From the first line of the data below through the line holding "Chart, LineController, LineElement, PointElement, LinearScale", output each line exactly and leave the pictures out.

** START **

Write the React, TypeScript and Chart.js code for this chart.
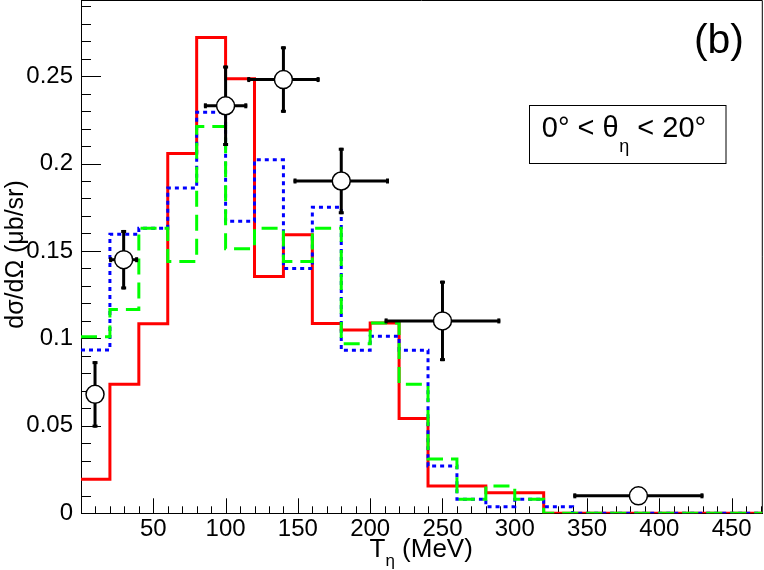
import { useEffect, useRef } from 'react'
import { Chart, LineController, LineElement, PointElement, LinearScale } from 'chart.js'

Chart.register(LineController, LineElement, PointElement, LinearScale)

const FONT = '"Liberation Sans", Arial, Helvetica, sans-serif'

// histogram bin edges (MeV), 20 MeV bins
const binEdges = [0, 20, 40, 60, 80, 100, 120, 140, 160, 180, 200, 220, 240, 260, 280, 300, 320, 340, 360, 380, 400, 420, 440, 460, 480]

// model curves, one value per bin
const redHist = [0.0194, 0.0738, 0.1084, 0.2057, 0.272, 0.2484, 0.1354, 0.1593, 0.1085, 0.1048, 0.1088, 0.0542, 0.0156, 0.0156, 0.0118, 0.0118, 0, 0, 0, 0, 0, 0, 0, 0]
const blueHist = [0.0933, 0.1595, 0.163, 0.186, 0.2293, 0.167, 0.2021, 0.14, 0.175, 0.0932, 0.1012, 0.0932, 0.027, 0.008, 0.0038, 0.008, 0.0038, 0, 0, 0, 0, 0, 0, 0]
const greenHist = [0.101, 0.1165, 0.163, 0.144, 0.2212, 0.1513, 0.163, 0.144, 0.163, 0.097, 0.1088, 0.0738, 0.031, 0.008, 0.0156, 0.008, 0, 0, 0, 0, 0, 0, 0, 0]

// measured points
const dataX = [9.7, 29.5, 100, 140, 180, 250, 385.5]
const dataY = [0.068, 0.145, 0.233, 0.248, 0.19, 0.11, 0.01]
const dataXErr = [0, 10, 15, 25, 33, 40, 45]
const dataYErr = [0.019, 0.017, 0.023, 0.019, 0.019, 0.023, 0.003]

const xTicks = [50, 100, 150, 200, 250, 300, 350, 400, 450]
const xTickLabels = ['50', '100', '150', '200', '250', '300', '350', '400', '450']
const yTicks = [0, 0.05, 0.1, 0.15, 0.2, 0.25]
const yTickLabels = ['0', '0.05', '0.1', '0.15', '0.2', '0.25']

const X_MAX = 471.2
const Y_MAX = 0.2932

function histPoints(values: number[]) {
  const pts = values.map((v, i) => ({ x: binEdges[i], y: v }))
  pts.push({ x: binEdges[values.length], y: values[values.length - 1] })
  return pts
}

const errorBars = {
  id: 'errorBars',
  beforeDatasetDraw(chart: any, args: any) {
    if (args.index !== 0) return
    const { x, y } = chart.scales
    const ctx = chart.ctx
    ctx.save()
    ctx.strokeStyle = '#000'
    ctx.lineWidth = 3
    const seg = (x1: number, y1: number, x2: number, y2: number) => {
      ctx.beginPath()
      ctx.moveTo(x1, y1)
      ctx.lineTo(x2, y2)
      ctx.stroke()
    }
    dataX.forEach((vx, i) => {
      const px = x.getPixelForValue(vx)
      const py = y.getPixelForValue(dataY[i])
      if (dataXErr[i] > 0) {
        const l = x.getPixelForValue(vx - dataXErr[i])
        const r = x.getPixelForValue(vx + dataXErr[i])
        seg(l, py, r, py)
        seg(l + 1.5, py - 2.5, l + 1.5, py + 2.5)
        seg(r - 1.5, py - 2.5, r - 1.5, py + 2.5)
      }
      if (dataYErr[i] > 0) {
        const t = y.getPixelForValue(dataY[i] + dataYErr[i])
        const b = y.getPixelForValue(dataY[i] - dataYErr[i])
        seg(px, t, px, b)
        seg(px - 2.5, t + 1.5, px + 2.5, t + 1.5)
        seg(px - 2.5, b - 1.5, px + 2.5, b - 1.5)
      }
    })
    ctx.restore()
  },
}

const frameTicks = {
  id: 'frameTicks',
  beforeDatasetsDraw(chart: any) {
    const { x, y } = chart.scales
    const { left, right, top, bottom } = chart.chartArea
    const ctx = chart.ctx
    ctx.save()
    ctx.strokeStyle = '#000'
    ctx.lineWidth = 1
    ctx.beginPath()
    ctx.moveTo(left, top)
    ctx.lineTo(right, top)
    ctx.lineTo(right, bottom)
    ctx.stroke()
    ctx.beginPath()
    for (let v = 10; v < X_MAX; v += 10) {
      const px = Math.round(x.getPixelForValue(v)) + 0.5
      const len = v % 50 === 0 ? 15 : 7
      ctx.moveTo(px, bottom)
      ctx.lineTo(px, bottom - len)
    }
    for (let k = 1; k * 0.01 < Y_MAX; k++) {
      const py = Math.round(y.getPixelForValue(k * 0.01)) + 0.5
      const len = k % 5 === 0 ? 20 : 10
      ctx.moveTo(left, py)
      ctx.lineTo(left + len, py)
    }
    ctx.stroke()
    ctx.restore()
  },
}

const annotations = {
  id: 'annotations',
  afterDraw(chart: any) {
    const ctx = chart.ctx
    ctx.save()
    ctx.fillStyle = '#000'
    ctx.textBaseline = 'alphabetic'

    ctx.font = `41px ${FONT}`
    ctx.textAlign = 'right'
    ctx.fillText('(b)', 744, 53)

    ctx.fillStyle = '#fff'
    ctx.fillRect(529.5, 105.5, 196.5, 58)
    ctx.strokeStyle = '#000'
    ctx.lineWidth = 1
    ctx.strokeRect(529.5, 105.5, 196.5, 58)

    ctx.fillStyle = '#000'
    ctx.textAlign = 'left'
    let tx = 541.8
    ctx.font = `29px ${FONT}`
    ctx.fillText('0° < θ', tx, 137)
    tx += ctx.measureText('0° < θ').width + 0.5
    ctx.font = `18px ${FONT}`
    ctx.fillText('η', tx, 152)
    tx += ctx.measureText('η').width
    ctx.font = `29px ${FONT}`
    ctx.fillText(' < 20°', tx, 137)

    // x title
    let ax = 369.5
    ctx.font = `26px ${FONT}`
    ctx.fillText('T', ax, 557)
    ax += ctx.measureText('T').width
    ctx.font = `17px ${FONT}`
    ctx.fillText('η', ax, 566)
    ax += ctx.measureText('η').width
    ctx.font = `26px ${FONT}`
    ctx.fillText(' (MeV)', ax, 557)

    // y title
    ctx.translate(22.5, 254.5)
    ctx.rotate(-Math.PI / 2)
    ctx.textAlign = 'center'
    ctx.font = `25px ${FONT}`
    ctx.fillText('dσ/dΩ (μb/sr)', 0, 0)
    ctx.restore()
  },
}

const noPadding = (axis: any) => {
  axis.paddingLeft = 0
  axis.paddingRight = 0
  axis.paddingTop = 0
  axis.paddingBottom = 0
}

export default function App() {
  const ref = useRef<HTMLCanvasElement>(null)

  useEffect(() => {
    if (!ref.current) return
    const chart = new Chart(ref.current, {
      type: 'line',
      data: {
        datasets: [
          {
            label: 'data',
            data: dataX.map((x, i) => ({ x, y: dataY[i] })),
            showLine: false,
            pointRadius: 9,
            pointBackgroundColor: '#fff',
            pointBorderColor: '#000',
            pointBorderWidth: 1.5,
          },
          {
            label: 'green',
            data: histPoints(greenHist),
            stepped: true,
            borderColor: '#00ff00',
            borderWidth: 3,
            borderDash: [16, 8],
            pointRadius: 0,
            fill: false,
          },
          {
            label: 'blue',
            data: histPoints(blueHist),
            stepped: true,
            borderColor: '#0000ff',
            borderWidth: 3,
            borderDash: [4, 4],
            pointRadius: 0,
            fill: false,
          },
          {
            label: 'red',
            data: histPoints(redHist),
            stepped: true,
            borderColor: '#ff0000',
            borderWidth: 3,
            pointRadius: 0,
            fill: false,
          },
        ],
      },
      options: {
        animation: false,
        responsive: false,
        maintainAspectRatio: false,
        events: [],
        layout: { autoPadding: false, padding: { top: 0.5, right: 1.7, left: 0, bottom: 0 } },
        plugins: { legend: { display: false }, tooltip: { enabled: false } },
        scales: {
          x: {
            type: 'linear',
            min: 0,
            max: X_MAX,
            grid: { display: false, drawTicks: false },
            border: { display: true, color: '#000', width: 1 },
            ticks: {
              color: '#000',
              font: { family: FONT, size: 24 },
              padding: 2,
              maxRotation: 0,
              autoSkip: false,
              callback: (_v: any, i: number) => xTickLabels[i],
            },
            afterBuildTicks: (axis: any) => {
              axis.ticks = xTicks.map((value) => ({ value }))
            },
            afterFit: (axis: any) => {
              axis.height = 56.7
              noPadding(axis)
            },
          },
          y: {
            type: 'linear',
            min: 0,
            max: Y_MAX,
            grid: { display: false, drawTicks: false },
            border: { display: true, color: '#000', width: 1 },
            ticks: {
              color: '#000',
              font: { family: FONT, size: 24 },
              padding: 8,
              autoSkip: false,
              callback: (_v: any, i: number) => yTickLabels[i],
            },
            afterBuildTicks: (axis: any) => {
              axis.ticks = yTicks.map((value) => ({ value }))
            },
            afterFit: (axis: any) => {
              axis.width = 81
              noPadding(axis)
            },
          },
        },
      },
      plugins: [frameTicks, errorBars, annotations],
    })
    return () => chart.destroy()
  }, [])

  return (
    <div style={{ position: 'absolute', left: 0, top: 0, width: 764, height: 570, background: '#fff' }}>
      <canvas ref={ref} width={764} height={570} style={{ width: 764, height: 570 }} />
    </div>
  )
}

** END **

**Solution for this exercise**
Write the React, TypeScript and Chart.js code for this chart.
import { useEffect, useRef } from 'react'
import { Chart, LineController, LineElement, PointElement, LinearScale } from 'chart.js'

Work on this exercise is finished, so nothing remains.